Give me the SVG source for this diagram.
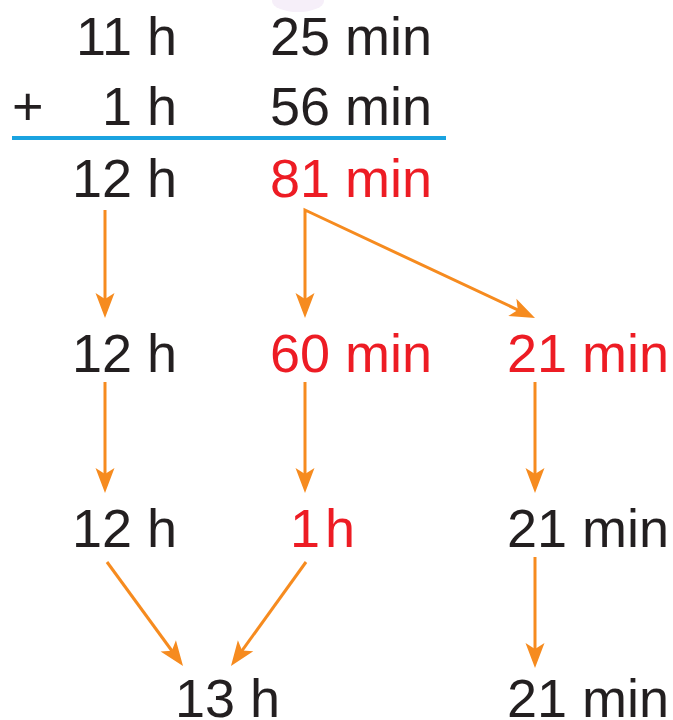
<svg xmlns="http://www.w3.org/2000/svg" width="673" height="720" viewBox="0 0 673 720">
<style>
text{font-family:"Liberation Sans","DejaVu Sans",sans-serif;font-size:54px;fill:#231f20}
.r{fill:#ed1c24}
.e{text-anchor:end}
.arr{fill:none;stroke:#f68b1f;stroke-width:3;stroke-linejoin:miter}
</style>
<defs>
<marker id="ah" viewBox="-26 -11 28 22" refX="-18" refY="0" markerWidth="28" markerHeight="22" markerUnits="userSpaceOnUse" orient="auto-start-reverse">
<path d="M0,0 L-25,-9.5 L-19,0 L-25,9.5 Z" fill="#f68b1f"/>
</marker>
</defs>
<rect width="673" height="720" fill="#fff"/>
<ellipse cx="298" cy="1" rx="26" ry="11" fill="#f6eff9"/>
<g id="row1">
<text class="e" x="177" y="55">11 h</text>
<text x="270" y="55">25 min</text>
</g>
<g id="row2">
<text x="12" y="125">+</text>
<text class="e" x="177" y="125">1 h</text>
<text x="270" y="125">56 min</text>
</g>
<line id="sumline" x1="12" y1="138" x2="446" y2="138" stroke="#1aa3e0" stroke-width="4"/>
<g id="row3">
<text class="e" x="177" y="197">12 h</text>
<text class="r" x="270" y="197">81 min</text>
</g>
<g id="row4">
<text class="e" x="177" y="372">12 h</text>
<text class="r" x="270" y="372">60 min</text>
<text class="r" x="507" y="372">21 min</text>
</g>
<g id="row5">
<text class="e" x="177" y="547">12 h</text>
<text class="r" x="290" y="547" word-spacing="-10">1 h</text>
<text x="507" y="547">21 min</text>
</g>
<g id="row6">
<text x="175" y="717">13 h</text>
<text x="507" y="717">21 min</text>
</g>
<g id="connectors">
<path class="arr" d="M105,210 V300" marker-end="url(#ah)"/>
<path class="arr" d="M305,300 V210 L518.7,310.3" marker-start="url(#ah)" marker-end="url(#ah)"/>
<path class="arr" d="M105,382 V475" marker-end="url(#ah)"/>
<path class="arr" d="M305,382 V475" marker-end="url(#ah)"/>
<path class="arr" d="M535,382 V475" marker-end="url(#ah)"/>
<path class="arr" d="M107,562 L172.4,651.5" marker-end="url(#ah)"/>
<path class="arr" d="M306,562 L241.5,651.4" marker-end="url(#ah)"/>
<path class="arr" d="M535,557 V650" marker-end="url(#ah)"/>
</g>
</svg>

*-*-*

» **PROBLEM TO WORK ON**
Reproduce each line exactly as it appears, omitting the pictures.

» **CORRECT OUTPUT**
Give me the SVG source for this diagram.
<svg xmlns="http://www.w3.org/2000/svg" width="673" height="720" viewBox="0 0 673 720">
<style>
text{font-family:"Liberation Sans","DejaVu Sans",sans-serif;font-size:54px;fill:#231f20}
.r{fill:#ed1c24}
.e{text-anchor:end}
.arr{fill:none;stroke:#f68b1f;stroke-width:3;stroke-linejoin:miter}
</style>
<defs>
<marker id="ah" viewBox="-26 -11 28 22" refX="-18" refY="0" markerWidth="28" markerHeight="22" markerUnits="userSpaceOnUse" orient="auto-start-reverse">
<path d="M0,0 L-25,-9.5 L-19,0 L-25,9.5 Z" fill="#f68b1f"/>
</marker>
</defs>
<rect width="673" height="720" fill="#fff"/>
<ellipse cx="298" cy="1" rx="26" ry="11" fill="#f6eff9"/>
<g id="row1">
<text class="e" x="177" y="55">11 h</text>
<text x="270" y="55">25 min</text>
</g>
<g id="row2">
<text x="12" y="125">+</text>
<text class="e" x="177" y="125">1 h</text>
<text x="270" y="125">56 min</text>
</g>
<line id="sumline" x1="12" y1="138" x2="446" y2="138" stroke="#1aa3e0" stroke-width="4"/>
<g id="row3">
<text class="e" x="177" y="197">12 h</text>
<text class="r" x="270" y="197">81 min</text>
</g>
<g id="row4">
<text class="e" x="177" y="372">12 h</text>
<text class="r" x="270" y="372">60 min</text>
<text class="r" x="507" y="372">21 min</text>
</g>
<g id="row5">
<text class="e" x="177" y="547">12 h</text>
<text class="r" x="290" y="547" word-spacing="-10">1 h</text>
<text x="507" y="547">21 min</text>
</g>
<g id="row6">
<text x="175" y="717">13 h</text>
<text x="507" y="717">21 min</text>
</g>
<g id="connectors">
<path class="arr" d="M105,210 V300" marker-end="url(#ah)"/>
<path class="arr" d="M305,300 V210 L518.7,310.3" marker-start="url(#ah)" marker-end="url(#ah)"/>
<path class="arr" d="M105,382 V475" marker-end="url(#ah)"/>
<path class="arr" d="M305,382 V475" marker-end="url(#ah)"/>
<path class="arr" d="M535,382 V475" marker-end="url(#ah)"/>
<path class="arr" d="M107,562 L172.4,651.5" marker-end="url(#ah)"/>
<path class="arr" d="M306,562 L241.5,651.4" marker-end="url(#ah)"/>
<path class="arr" d="M535,557 V650" marker-end="url(#ah)"/>
</g>
</svg>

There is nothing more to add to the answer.